All this looks like I am asking you to write more; but in fact the essay at around 4500 words is too long as it stands. (The normal length for Associate essays is 2000-2500 words, with an upper limit of around 3500.) First of all you need to cut out the waffle and repetition.

To show what I mean, here is an example which I marked as 'waffle':

'The body-mind theory has generated ample debate and caused significant polemics, intriguing philosophers, psychologists and artificial intelligence researchers in the past century. Each different theory tries to find a way to justify consciousness within the physical world, taking into account the reality of the first-person conscious experience.'

That would be fine in a magazine article, but you don't have the luxury of doing this in an essay addressed to philosophers whose only interest is what is your contribution to the debate.

And here is an example which I marked as 'repetition':

'Should we be tempted to give up, in front of a potential delusion of never being able to claim a complete theory of consciousness? What Chalmers calls "the hard problem of consciousness" is just the right description for this dilemma. Will consciousness ever be completely explained? Any negative answer, epistemological or ontological would implicitly assume the "explanatory gap" as its basic realm.'

I'm not against repetition in principle, where this aids a reader's grasp of the argument. But my general impression was that there was just too much of it, and it didn't aid understanding.

In other words: you have to get down quickly to the point. And once you have made the point, move on.

For me, the 'meat' of your essay is in your very interesting suggestion, following Strawson, that our current notion of the physical is too thin -- still modelled on mechanics as the paradigmatic 'physical' theory -- and it is because of this that an illusory sense of an unbridgeable gap between the mental and physical is generated. This point deserved to be better highlighted.

Nagel's argument, of course, appears to circumvent this because any physical theory, however far it moves away from the paradigm of mechanics, is still based on the 'third-person' standpoint. However, it is not quite so clear that this argument is decisive, given that we simply do not know (yet) what are the outer limits of physical theory.
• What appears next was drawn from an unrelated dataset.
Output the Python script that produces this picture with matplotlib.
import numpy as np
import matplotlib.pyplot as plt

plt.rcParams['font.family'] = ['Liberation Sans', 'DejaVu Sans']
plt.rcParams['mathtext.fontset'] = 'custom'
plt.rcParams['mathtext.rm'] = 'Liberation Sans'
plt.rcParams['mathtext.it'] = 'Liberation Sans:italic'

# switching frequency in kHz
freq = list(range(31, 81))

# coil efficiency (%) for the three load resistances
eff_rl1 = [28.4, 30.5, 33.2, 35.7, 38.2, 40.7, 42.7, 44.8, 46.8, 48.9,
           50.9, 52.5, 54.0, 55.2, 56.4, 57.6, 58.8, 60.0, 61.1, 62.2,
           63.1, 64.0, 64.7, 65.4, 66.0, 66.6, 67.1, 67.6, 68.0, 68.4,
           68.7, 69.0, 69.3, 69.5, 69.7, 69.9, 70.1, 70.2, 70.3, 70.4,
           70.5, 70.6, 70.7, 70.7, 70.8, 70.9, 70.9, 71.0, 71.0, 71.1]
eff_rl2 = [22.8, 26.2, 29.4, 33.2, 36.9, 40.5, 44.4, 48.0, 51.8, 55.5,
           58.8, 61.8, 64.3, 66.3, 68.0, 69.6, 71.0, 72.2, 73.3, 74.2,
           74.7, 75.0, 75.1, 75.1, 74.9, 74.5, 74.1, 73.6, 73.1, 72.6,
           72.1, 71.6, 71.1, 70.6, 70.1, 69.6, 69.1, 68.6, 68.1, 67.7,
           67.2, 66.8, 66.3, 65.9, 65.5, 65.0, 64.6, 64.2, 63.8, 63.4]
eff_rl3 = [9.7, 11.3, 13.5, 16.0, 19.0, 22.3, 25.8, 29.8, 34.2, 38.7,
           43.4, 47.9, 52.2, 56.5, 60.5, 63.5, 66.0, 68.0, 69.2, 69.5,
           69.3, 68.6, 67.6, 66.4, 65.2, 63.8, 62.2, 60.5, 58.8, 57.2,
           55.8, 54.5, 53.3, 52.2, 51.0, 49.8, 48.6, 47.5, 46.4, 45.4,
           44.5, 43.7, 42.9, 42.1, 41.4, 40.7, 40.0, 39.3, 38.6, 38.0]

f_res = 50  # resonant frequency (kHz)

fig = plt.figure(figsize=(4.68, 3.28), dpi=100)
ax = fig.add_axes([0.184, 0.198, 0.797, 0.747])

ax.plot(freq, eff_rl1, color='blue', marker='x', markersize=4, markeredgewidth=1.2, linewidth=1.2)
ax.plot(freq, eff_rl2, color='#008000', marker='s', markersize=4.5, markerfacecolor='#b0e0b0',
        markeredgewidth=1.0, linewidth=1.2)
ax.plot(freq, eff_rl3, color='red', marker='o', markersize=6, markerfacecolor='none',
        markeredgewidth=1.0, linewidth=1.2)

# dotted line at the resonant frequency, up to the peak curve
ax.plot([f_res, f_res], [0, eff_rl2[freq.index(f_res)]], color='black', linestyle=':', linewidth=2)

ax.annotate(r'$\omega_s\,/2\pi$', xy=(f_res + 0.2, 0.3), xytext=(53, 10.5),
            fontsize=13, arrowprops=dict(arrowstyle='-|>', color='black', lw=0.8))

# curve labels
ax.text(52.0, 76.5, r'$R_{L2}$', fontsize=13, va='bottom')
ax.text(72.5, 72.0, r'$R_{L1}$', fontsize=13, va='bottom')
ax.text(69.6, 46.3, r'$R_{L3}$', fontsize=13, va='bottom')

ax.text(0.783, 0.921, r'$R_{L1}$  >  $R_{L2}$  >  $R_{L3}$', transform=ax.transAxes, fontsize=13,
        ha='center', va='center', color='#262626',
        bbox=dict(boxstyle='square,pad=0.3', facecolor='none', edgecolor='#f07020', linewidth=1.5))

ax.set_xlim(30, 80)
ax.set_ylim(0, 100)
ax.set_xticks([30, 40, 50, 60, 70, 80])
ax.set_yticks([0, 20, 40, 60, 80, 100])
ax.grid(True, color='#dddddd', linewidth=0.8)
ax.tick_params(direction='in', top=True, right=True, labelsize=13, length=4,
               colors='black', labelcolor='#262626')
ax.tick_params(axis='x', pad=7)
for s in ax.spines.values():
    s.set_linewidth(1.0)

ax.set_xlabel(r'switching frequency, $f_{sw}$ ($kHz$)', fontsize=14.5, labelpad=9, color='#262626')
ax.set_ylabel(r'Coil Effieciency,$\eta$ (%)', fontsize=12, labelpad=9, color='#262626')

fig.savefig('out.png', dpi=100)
Strawson's point about the 'physical' goes together with his argument, in his book 'Individuals' for the view that a person is a special category of particular which bears both mental and psychological properties. This response to dualism remains a significant alternative to physical monism (in its various forms) because in effect it recognizes the dualism of material bodies (which don't have psychological properties) and persons (which do).

I also thought that the analogy between consciousness as a property of physical matter, and the observable properties of water was significant. To cap this point, you could have explained how realizability is consistent with non-reducibility, and used examples of emergent properties from the various sciences.
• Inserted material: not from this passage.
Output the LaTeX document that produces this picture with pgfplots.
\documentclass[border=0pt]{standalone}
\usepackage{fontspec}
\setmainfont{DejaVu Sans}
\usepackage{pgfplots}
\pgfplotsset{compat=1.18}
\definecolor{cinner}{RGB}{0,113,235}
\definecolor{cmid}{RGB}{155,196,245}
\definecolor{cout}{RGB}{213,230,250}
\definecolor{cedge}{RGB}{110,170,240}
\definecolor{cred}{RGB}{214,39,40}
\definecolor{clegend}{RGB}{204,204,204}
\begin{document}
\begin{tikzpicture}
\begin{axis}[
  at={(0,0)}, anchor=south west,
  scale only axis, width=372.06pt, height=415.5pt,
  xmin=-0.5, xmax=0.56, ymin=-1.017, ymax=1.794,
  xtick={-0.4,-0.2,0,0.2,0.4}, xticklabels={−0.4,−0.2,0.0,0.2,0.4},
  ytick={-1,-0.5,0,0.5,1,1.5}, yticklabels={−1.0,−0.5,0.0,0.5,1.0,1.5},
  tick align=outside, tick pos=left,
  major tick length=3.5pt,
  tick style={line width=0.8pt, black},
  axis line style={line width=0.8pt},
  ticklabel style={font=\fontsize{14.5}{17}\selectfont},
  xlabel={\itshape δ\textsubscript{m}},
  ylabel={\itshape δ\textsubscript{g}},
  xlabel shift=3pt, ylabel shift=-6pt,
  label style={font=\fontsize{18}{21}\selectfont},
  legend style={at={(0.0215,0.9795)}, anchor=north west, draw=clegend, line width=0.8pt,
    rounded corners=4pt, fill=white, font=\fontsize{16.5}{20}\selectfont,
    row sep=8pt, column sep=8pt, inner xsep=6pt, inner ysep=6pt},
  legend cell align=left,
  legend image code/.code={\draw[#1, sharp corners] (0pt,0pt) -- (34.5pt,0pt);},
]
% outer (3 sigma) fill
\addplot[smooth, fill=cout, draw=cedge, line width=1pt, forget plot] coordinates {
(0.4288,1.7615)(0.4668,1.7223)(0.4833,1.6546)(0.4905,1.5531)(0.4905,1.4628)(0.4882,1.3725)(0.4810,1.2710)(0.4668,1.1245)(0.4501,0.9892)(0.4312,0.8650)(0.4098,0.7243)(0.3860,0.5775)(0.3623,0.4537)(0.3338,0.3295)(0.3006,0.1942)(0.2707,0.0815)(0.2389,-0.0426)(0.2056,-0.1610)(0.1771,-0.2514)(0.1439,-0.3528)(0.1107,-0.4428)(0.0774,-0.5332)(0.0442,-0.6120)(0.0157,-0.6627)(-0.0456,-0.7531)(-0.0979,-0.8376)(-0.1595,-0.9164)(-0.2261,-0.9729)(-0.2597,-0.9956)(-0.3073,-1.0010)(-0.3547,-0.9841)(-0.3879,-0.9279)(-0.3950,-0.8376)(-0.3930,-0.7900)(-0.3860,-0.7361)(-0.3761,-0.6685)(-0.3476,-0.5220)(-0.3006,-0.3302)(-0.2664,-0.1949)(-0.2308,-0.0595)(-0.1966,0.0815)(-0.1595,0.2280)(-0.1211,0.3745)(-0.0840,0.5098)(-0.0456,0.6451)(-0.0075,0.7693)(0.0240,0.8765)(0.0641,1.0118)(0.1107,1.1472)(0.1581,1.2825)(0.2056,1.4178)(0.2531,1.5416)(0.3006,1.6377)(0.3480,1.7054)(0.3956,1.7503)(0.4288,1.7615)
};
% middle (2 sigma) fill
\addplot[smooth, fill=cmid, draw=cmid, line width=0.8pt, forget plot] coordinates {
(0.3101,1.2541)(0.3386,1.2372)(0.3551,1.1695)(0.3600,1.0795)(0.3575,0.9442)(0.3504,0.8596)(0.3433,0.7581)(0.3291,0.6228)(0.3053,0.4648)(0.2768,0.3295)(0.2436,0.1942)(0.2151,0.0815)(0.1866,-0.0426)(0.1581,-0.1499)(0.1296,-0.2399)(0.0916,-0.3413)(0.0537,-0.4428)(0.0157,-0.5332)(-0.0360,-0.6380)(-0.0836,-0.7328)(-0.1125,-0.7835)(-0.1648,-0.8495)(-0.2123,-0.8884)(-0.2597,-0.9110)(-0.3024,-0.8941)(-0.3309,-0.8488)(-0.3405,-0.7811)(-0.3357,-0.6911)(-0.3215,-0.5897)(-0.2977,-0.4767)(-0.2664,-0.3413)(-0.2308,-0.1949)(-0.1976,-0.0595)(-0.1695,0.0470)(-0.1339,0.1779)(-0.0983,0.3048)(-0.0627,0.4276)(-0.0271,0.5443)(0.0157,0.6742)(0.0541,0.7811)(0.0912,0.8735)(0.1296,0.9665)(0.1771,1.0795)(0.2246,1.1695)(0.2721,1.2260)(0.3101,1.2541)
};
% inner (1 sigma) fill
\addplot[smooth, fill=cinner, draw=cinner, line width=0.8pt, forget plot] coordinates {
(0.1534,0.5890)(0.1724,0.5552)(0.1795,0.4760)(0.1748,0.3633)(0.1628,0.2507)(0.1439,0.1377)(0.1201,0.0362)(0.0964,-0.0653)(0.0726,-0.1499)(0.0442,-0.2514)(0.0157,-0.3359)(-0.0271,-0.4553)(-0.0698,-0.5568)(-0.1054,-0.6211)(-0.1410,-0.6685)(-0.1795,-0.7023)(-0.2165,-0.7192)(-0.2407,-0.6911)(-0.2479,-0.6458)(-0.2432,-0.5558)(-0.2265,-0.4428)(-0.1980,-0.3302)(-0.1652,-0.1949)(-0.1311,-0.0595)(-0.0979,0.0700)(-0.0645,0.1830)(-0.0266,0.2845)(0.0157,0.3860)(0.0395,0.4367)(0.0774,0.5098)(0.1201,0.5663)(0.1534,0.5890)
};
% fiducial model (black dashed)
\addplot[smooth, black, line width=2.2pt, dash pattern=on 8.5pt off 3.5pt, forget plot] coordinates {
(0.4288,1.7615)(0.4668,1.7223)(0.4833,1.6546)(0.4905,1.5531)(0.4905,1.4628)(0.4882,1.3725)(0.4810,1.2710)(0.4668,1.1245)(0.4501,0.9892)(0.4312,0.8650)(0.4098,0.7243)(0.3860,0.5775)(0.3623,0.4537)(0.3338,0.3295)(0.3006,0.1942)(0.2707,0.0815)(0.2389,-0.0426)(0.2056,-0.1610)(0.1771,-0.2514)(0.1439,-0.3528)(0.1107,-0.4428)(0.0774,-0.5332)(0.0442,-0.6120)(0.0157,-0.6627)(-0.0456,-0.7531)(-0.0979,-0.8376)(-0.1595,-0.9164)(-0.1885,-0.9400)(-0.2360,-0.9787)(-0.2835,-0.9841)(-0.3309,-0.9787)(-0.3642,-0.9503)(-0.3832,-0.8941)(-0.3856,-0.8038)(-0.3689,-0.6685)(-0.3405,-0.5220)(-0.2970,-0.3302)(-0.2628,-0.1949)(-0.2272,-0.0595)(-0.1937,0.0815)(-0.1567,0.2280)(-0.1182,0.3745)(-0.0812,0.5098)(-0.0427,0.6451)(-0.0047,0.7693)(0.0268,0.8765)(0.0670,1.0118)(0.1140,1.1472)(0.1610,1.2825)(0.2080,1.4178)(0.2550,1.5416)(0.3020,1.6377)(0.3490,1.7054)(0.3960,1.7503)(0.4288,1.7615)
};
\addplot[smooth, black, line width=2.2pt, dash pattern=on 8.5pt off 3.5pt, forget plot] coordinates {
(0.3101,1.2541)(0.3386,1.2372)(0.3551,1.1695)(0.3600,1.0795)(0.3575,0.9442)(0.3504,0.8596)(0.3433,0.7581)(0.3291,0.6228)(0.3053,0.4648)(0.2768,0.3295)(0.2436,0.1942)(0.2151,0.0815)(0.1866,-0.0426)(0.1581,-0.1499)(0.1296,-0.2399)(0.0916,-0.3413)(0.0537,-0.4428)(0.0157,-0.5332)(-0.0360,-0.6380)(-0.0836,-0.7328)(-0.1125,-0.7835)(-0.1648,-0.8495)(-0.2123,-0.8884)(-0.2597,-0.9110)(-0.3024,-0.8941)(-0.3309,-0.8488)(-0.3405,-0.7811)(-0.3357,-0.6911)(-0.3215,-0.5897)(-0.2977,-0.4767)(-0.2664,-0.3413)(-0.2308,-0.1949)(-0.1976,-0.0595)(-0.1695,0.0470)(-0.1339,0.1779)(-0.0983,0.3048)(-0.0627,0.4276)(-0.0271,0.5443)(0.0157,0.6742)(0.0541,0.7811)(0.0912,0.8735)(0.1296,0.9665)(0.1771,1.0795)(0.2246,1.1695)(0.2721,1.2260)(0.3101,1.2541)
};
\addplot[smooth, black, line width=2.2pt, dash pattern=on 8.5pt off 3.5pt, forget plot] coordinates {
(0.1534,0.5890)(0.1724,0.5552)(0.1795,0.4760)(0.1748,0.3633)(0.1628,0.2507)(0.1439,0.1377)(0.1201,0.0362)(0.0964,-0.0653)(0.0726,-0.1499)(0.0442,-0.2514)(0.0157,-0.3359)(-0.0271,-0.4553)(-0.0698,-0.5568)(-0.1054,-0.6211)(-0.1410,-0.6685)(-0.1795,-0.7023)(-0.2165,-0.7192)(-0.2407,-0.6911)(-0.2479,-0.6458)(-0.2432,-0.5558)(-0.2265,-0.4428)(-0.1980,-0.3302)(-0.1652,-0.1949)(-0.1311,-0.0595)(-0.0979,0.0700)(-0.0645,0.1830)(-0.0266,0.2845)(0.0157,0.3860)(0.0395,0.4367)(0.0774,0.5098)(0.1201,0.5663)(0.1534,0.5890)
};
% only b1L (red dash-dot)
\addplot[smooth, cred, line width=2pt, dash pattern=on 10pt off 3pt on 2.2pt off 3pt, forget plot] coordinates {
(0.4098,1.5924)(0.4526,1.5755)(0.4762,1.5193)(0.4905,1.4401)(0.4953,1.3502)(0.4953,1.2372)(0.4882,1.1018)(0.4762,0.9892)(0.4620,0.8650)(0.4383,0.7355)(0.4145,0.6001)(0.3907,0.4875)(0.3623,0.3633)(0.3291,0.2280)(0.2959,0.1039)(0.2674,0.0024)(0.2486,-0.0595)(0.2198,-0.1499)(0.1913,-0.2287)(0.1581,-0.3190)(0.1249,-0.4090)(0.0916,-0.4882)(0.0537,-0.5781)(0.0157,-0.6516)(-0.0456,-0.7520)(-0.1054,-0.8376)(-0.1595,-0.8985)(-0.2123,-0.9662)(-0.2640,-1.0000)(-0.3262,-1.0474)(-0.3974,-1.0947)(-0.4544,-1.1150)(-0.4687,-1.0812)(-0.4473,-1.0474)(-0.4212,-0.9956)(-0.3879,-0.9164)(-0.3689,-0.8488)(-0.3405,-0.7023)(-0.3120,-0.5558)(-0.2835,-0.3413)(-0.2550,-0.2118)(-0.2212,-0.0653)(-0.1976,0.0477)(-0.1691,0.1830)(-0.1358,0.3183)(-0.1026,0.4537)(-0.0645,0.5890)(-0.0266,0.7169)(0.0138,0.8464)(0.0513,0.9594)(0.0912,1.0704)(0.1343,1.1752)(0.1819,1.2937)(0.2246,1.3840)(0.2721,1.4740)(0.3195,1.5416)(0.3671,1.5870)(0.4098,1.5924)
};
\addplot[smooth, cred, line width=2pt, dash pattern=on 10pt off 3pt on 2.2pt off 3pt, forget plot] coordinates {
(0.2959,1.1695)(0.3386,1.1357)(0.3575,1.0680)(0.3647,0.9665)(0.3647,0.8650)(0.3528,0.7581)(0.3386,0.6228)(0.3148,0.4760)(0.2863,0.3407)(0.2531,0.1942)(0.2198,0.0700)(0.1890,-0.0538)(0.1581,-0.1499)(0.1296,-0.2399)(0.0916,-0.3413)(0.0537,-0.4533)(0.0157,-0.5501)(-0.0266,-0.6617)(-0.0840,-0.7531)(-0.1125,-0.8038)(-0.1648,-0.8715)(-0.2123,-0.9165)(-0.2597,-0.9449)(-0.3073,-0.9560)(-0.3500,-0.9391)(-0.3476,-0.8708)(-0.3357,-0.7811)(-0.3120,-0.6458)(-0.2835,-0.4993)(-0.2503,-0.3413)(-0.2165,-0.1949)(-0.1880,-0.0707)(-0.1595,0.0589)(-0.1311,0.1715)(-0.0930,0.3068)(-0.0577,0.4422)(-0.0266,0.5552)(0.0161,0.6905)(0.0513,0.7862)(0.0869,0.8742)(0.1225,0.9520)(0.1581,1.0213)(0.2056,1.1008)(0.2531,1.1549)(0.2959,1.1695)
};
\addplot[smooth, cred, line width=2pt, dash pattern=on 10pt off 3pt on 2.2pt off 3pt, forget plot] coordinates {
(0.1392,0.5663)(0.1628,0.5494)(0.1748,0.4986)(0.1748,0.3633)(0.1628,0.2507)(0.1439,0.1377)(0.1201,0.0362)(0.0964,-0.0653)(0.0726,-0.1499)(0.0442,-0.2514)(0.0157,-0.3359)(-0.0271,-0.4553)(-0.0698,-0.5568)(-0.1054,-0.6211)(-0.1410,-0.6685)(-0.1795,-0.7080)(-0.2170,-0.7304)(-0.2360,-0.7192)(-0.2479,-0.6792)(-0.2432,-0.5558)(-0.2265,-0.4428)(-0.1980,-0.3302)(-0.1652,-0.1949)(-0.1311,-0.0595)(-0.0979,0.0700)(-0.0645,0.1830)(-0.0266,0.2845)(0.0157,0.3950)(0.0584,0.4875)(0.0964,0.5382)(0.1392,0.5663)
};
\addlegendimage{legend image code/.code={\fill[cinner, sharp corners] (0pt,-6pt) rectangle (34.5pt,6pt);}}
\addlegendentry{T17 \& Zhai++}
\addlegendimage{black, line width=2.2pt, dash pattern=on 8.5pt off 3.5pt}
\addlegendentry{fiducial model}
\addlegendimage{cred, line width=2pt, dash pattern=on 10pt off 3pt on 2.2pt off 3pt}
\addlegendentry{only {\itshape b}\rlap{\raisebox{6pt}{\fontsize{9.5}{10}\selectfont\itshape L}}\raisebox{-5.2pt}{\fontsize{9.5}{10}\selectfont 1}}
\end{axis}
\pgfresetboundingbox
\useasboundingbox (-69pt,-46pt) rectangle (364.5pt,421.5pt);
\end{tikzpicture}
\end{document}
All in all, there is more than enough material here for a very good Associate essay. However, it needs to be much better organized and the structure of the argument made much clearer. If it helps, imagine how you would explain these points to a student who had not encountered the mind-body problem before. What are the main arguments? What is really important, and what is less important in the various debates?

Although Associate students nominally have two shots at each of their four essay topics, I am prepared to look at a third version, at a later date. However, I think it best that you leave this topic for now and concentrate on your next essay. Good luck with that!